UK inflation, and so Scottish inflation, was suggested this week to have reached 2.5 per cent per annum during June this year. If some economists were to be believed this suggests that the Bank of England should now be planning measures to tackle this inflation because of the risks it supposedly creates for our economy. I am not one of them.
The consumer prices index that is used to measure inflation is a fairly crude measure. What inflation is, of course, is a general increase in prices in the economy which results in a fall in the value of money. No-one much appreciates the value of their money falling, but before anyone panics about what is happening it’s fairly important to put the current increase in inflation in context.
To do that think back a year, because that’s pretty much what the consumer prices index demands that we do. In June 2020 all the governments in the UK were doing their best to keep us locked down, and the economy shut. We all understand the reasons for that, of course, but it must be remembered how unusual that was. Nothing like that had happened before in peacetime anywhere in the UK, or anywhere else, come to that.
That a year on, as our governments are encouraging us to think that life is returning to normal again (a third wave of Covid apart), it is hardly surprising that the resulting significant increase in economic activity between this June and last is going to be reflected in some price increases.
Now think forward a year. Is it likely that the contrast between this year and next is going to be as big as that between this year and last? My answer is that it might be, but only if in a year’s time we are locking down yet again, and who knows what might happen?

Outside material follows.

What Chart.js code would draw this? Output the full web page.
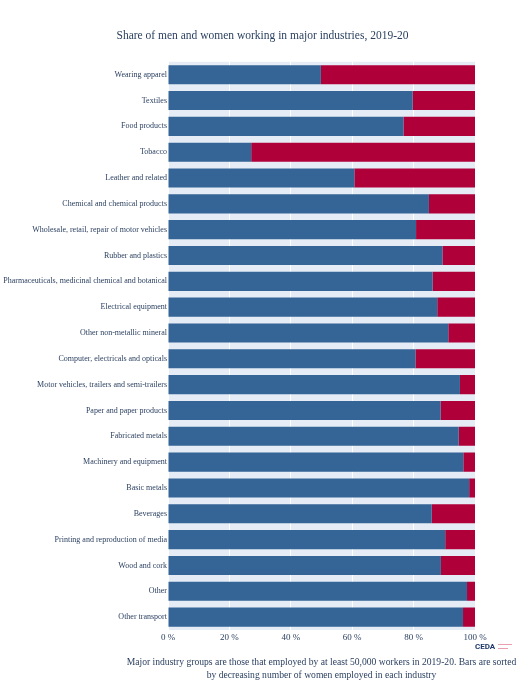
<!DOCTYPE html>
<html>
<head>
<meta charset="utf-8">
<script src="https://cdn.jsdelivr.net/npm/chart.js@4.4.1/dist/chart.umd.min.js"></script>
<style>
  html, body { margin: 0; padding: 0; background: #fff; }
  #wrap { width: 525px; height: 680px; }
</style>
</head>
<body>
<div id="wrap"><canvas id="industryChart"></canvas></div>
<script>
// industries, sorted by decreasing number of women employed
var industries = [
  'Wearing apparel', 'Textiles', 'Food products', 'Tobacco', 'Leather and related',
  'Chemical and chemical products', 'Wholesale, retail, repair of motor vehicles',
  'Rubber and plastics', 'Pharmaceuticals, medicinal chemical and botanical',
  'Electrical equipment', 'Other non-metallic mineral', 'Computer, electricals and opticals',
  'Motor vehicles, trailers and semi-trailers', 'Paper and paper products',
  'Fabricated metals', 'Machinery and equipment', 'Basic metals', 'Beverages',
  'Printing and reproduction of media', 'Wood and cork', 'Other', 'Other transport'
];
var menShare = [49.8, 79.7, 76.7, 27.1, 60.7, 85.0, 80.8, 89.4, 86.2, 87.7, 91.3,
                80.6, 95.1, 88.8, 94.7, 96.2, 98.1, 85.9, 90.3, 88.9, 97.4, 96.1];
var womenShare = [50.2, 20.3, 23.3, 72.9, 39.3, 15.0, 19.2, 10.6, 13.8, 12.3, 8.7,
                  19.4, 4.9, 11.2, 5.3, 3.8, 1.9, 14.1, 9.7, 11.1, 2.6, 3.9];
var xTicks = [0, 20, 40, 60, 80, 100];

var serif = "'Liberation Serif', 'DejaVu Serif', serif";
var ink = '#2a3f5f';

var plotBg = {
  id: 'plotBg',
  beforeDraw: function (chart) {
    var a = chart.chartArea, c = chart.ctx;
    c.save();
    c.fillStyle = '#e5ecf6';
    c.fillRect(a.left, a.top, a.right - a.left, a.bottom - a.top);
    c.restore();
  },
  afterDraw: function (chart) {
    var a = chart.chartArea, c = chart.ctx;
    var mid = (a.left + a.right) / 2;
    c.save();
    c.fillStyle = ink;
    c.textAlign = 'center';
    c.textBaseline = 'middle';
    c.font = '9.6px ' + serif;
    c.fillText('Major industry groups are those that employed by at least 50,000 workers in 2019-20. Bars are sorted', mid, 662);
    c.fillText('by decreasing number of women employed in each industry', mid, 675);
    // logo
    c.textAlign = 'left';
    c.font = 'bold 8px Roboto, sans-serif';
    c.fillStyle = '#1f3a6b';
    c.fillText('CEDA', 475, 647);
    c.fillStyle = '#e8a0b0';
    c.fillRect(498, 644, 14, 1);
    c.fillRect(498, 648, 10, 1);
    c.restore();
  }
};

var ctx = document.getElementById('industryChart');
var chart = new Chart(ctx, {
  type: 'bar',
  data: {
    labels: industries,
    datasets: [{
      label: 'Men',
      data: menShare,
      backgroundColor: '#346596',
      barPercentage: 0.74,
      categoryPercentage: 1
    }, {
      label: 'Women',
      data: womenShare,
      backgroundColor: '#b0003a',
      barPercentage: 0.74,
      categoryPercentage: 1
    }]
  },
  options: {
    indexAxis: 'y',
    responsive: true,
    maintainAspectRatio: false,
    animation: false,
    scales: {
      x: {
        stacked: true,
        min: 0, max: 100,
        border: { display: false },
        grid: { color: '#ffffff', lineWidth: 1, drawTicks: false },
        afterBuildTicks: function (axis) {
          axis.ticks = xTicks.map(function (v) { return { value: v }; });
        },
        afterFit: function (axis) { axis.height = 50; },
        ticks: {
          color: ink,
          padding: 2,
          font: { family: serif, size: 9 },
          callback: function (v) { return v + ' %'; }
        }
      },
      y: {
        stacked: true,
        border: { display: false },
        grid: { display: false, drawTicks: false, tickLength: 0 },
        afterFit: function (axis) { axis.width = 168; },
        ticks: {
          color: ink,
          padding: 1,
          autoSkip: false,
          font: { family: serif, size: 8 }
        }
      },
      // empty right margin so the title stays centred on the page
      yRight: {
        type: 'category',
        position: 'right',
        border: { display: false },
        grid: { display: false, drawTicks: false },
        ticks: { display: false },
        afterFit: function (axis) { axis.width = 50; }
      }
    },
    plugins: {
      legend: { display: false },
      tooltip: { enabled: false },
      title: {
        display: true,
        text: 'Share of men and women working in major industries, 2019-20',
        color: ink,
        font: { family: serif, size: 11.5, weight: 'normal' },
        padding: { top: 29, bottom: 19 }
      }
    }
  },
  plugins: [plotBg]
});
</script>
</body>
</html>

Assuming we can avoid that fate, then actually at best next year might look much the same as now, unless the failure to agree terms with the EU on Northern Ireland makes trade very much worse, which would also be on a one-off event, very unlikely to repeat. In other words, the only real inflation-related risks the economy looks likely to face right now are from Covid and political choices.
Now compare those risks to the only two tools that the Bank of England has to tackle inflation. They are increases in interest rates, and the reversal of quantitative easing, which is the process that’s been used to inject more than £300 billion of new government-created money into the economy to keep it afloat in the last year.
There is no way that either of these tools is able to tackle inflation caused by Covid re-opening or political risk. That type of inflation is tackled by masks, lockdowns and ministers finally accepting the terms of the Northern Ireland Protocol that they signed in December 2019. What that means is that the Bank of England should sit on its hands right now and leave whatever inflation we get to simply work through the system.
That’s not to say we should ignore that inflation. The Scottish Government needs to think about how it can help those most hit by it – as many people on low incomes will be. I hope that they do.
As important in the longer term, all those with an interest in Scottish economics need to realise how vulnerable Scotland would be to inappropriate decisions on interest rates and quantitative easing if Scotland still used sterling after independence when the inflation the Bank of England might then be tackling might have nothing to do with Scotland.
It really is time that this was appreciated by the whole independence movement. Wanting independence from Westminster is core to the independence argument, but without independence from the Bank of England, it will not happen.
Scotland simply cannot be independent without its own currency, its own central bank, its own inflation targets and its own economic decision-makers tasked with delivering for Scotland.